À mesure que la population espagnole augmente, la production économique moyenne par personne n’augmente pas de manière aussi spectaculaire que la production nationale.
« Les Espagnols ont constaté beaucoup moins d’amélioration que dans les chiffres globaux, ce qui explique en partie pourquoi il existe encore un certain mécontentement malgré les bons chiffres économiques », a déclaré Talavera.
Dépenses publiques
L’investissement de l’État est également l’un des facteurs à l’origine des récentes tendances de croissance de l’Espagne.
Le pays devrait notamment recevoir 163 milliards d’euros via le fonds Next Generation EU de l’Union européenne, créé pour soutenir les pays dans leur relance post-pandémique.
Fin octobre, 48,3 milliards d’euros avaient été reçus par l’Espagne.
« L’impact à long terme du financement du NGEU dépendra de sa capacité à stimuler l’investissement à long terme et la croissance de la productivité, et donc de la force de son multiplicateur », a déclaré le professeur Ruben Dewitte.
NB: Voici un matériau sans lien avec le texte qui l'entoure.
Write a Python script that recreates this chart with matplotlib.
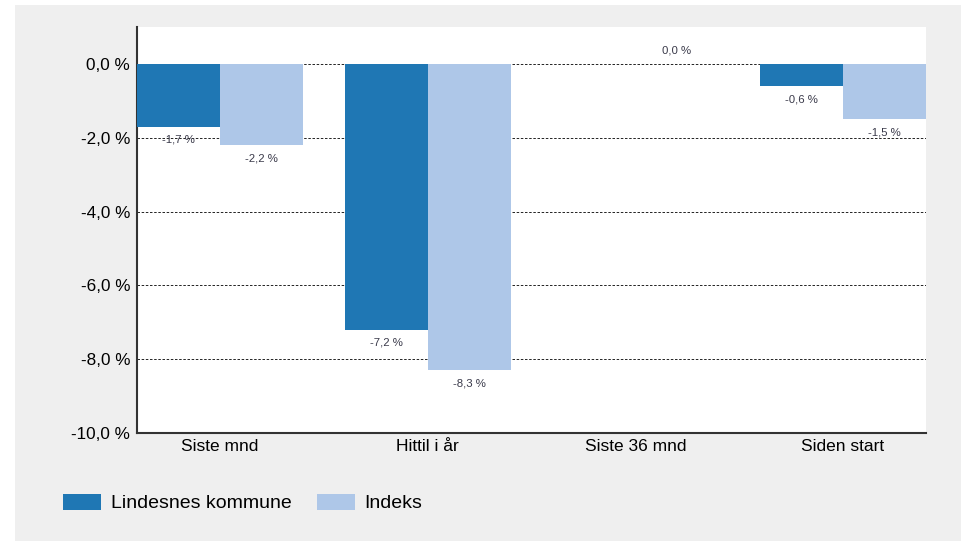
import matplotlib
matplotlib.use('Agg')
import matplotlib.pyplot as plt
from matplotlib.patches import Rectangle, Patch
import numpy as np

categories = ["Siste mnd", "Hittil i år", "Siste 36 mnd", "Siden start"]
kommune = [-1.7, -7.2, None, -0.6]
indeks = [-2.2, -8.3, 0.0, -1.5]
series_names = ["Lindesnes kommune", "Indeks"]
yticks = [0, -2, -4, -6, -8, -10]

dark = "#1f77b4"
light = "#aec7e8"
bg = "#efefef"

plt.rcParams['font.family'] = ['Liberation Sans', 'DejaVu Sans']

W, H = 962, 541
fig = plt.figure(figsize=(W / 100, H / 100), dpi=100, facecolor="white")
fig.patches.append(Rectangle((15 / W, 0), 1 - 15 / W, (H - 5) / H,
                             transform=fig.transFigure, facecolor=bg,
                             edgecolor="none", zorder=-10))

ax = fig.add_axes([137 / W, (H - 433) / H, 789 / W, (433 - 27) / H])
ax.set_facecolor("white")

x = np.arange(len(categories))
w = 0.4


def fmt(v):
    return ("%.1f %%" % v).replace(".", ",")


def draw(vals, offset, color):
    for xi, v in zip(x, vals):
        if v is None:
            continue
        ax.bar(xi + offset, v, width=w, color=color, zorder=3)
        off = -13 if v < 0 else 13
        ax.annotate(fmt(v), (xi + offset, v), xytext=(0, off),
                    textcoords="offset pixels", ha="center", va="center",
                    fontsize=8.2, color="#3a3a4a", zorder=4)


draw(kommune, -w / 2, dark)
draw(indeks, w / 2, light)

ax.set_xlim(-0.4, 3.4)
ax.set_ylim(-10, 1)
ax.set_yticks(yticks)
ax.set_yticklabels([fmt(t) for t in yticks], fontsize=12.3)
ax.set_xticks(x)
ax.set_xticklabels(categories, fontsize=12.5)
ax.tick_params(axis="x", length=0, pad=4.5)
ax.tick_params(axis="y", length=0, pad=5)
for yv in yticks[:-1]:
    ax.axhline(yv, color="black", lw=0.6, ls=(0, (3, 2)), zorder=1)

for s in ["top", "right"]:
    ax.spines[s].set_visible(False)
for s in ["left", "bottom"]:
    ax.spines[s].set_color("#333333")
    ax.spines[s].set_linewidth(1.5)

handles = [Patch(facecolor=dark), Patch(facecolor=light)]
fig.legend(handles, series_names, loc="center left",
           bbox_to_anchor=(63 / W, (H - 503) / H), ncol=2, frameon=False,
           fontsize=14, handlelength=1.95, handleheight=0.92,
           handletextpad=0.5, columnspacing=1.3, borderpad=0,
           borderaxespad=0)

fig.savefig("out.png", dpi=100, facecolor="white")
Pour l’avenir, Juan Carlos Martínez Lázaro, professeur d’économie à l’Université IE, a déclaré à L’Observatoire de l’Europe que « la consommation devrait rester robuste » en Espagne, « surtout maintenant que l’inflation est déjà inférieure à 2% ».
« Le changement de politique monétaire de la BCE stimulera la consommation et, espérons-le, l’investissement », a-t-il expliqué, soulignant l’investissement privé comme un domaine à améliorer.
Le professeur Evi Pappa, de l’Université Carlos III de Madrid, a également exprimé un optimisme prudent.
« En théorie, si la croissance du PIB espagnol reste forte, le ratio dette/PIB pourrait se stabiliser sur le long terme, dans la mesure où une production croissante aiderait à gérer le fardeau de la dette existant. »
« Cependant, la capacité de l’Espagne à maintenir la croissance de sa production dépend d’investissements améliorant la productivité et de réformes structurelles », a-t-elle précisé.
Pappa a souligné qu’il fallait faire une distinction entre les facteurs de croissance à court terme et les gains à long terme, qui dépendent de la productivité.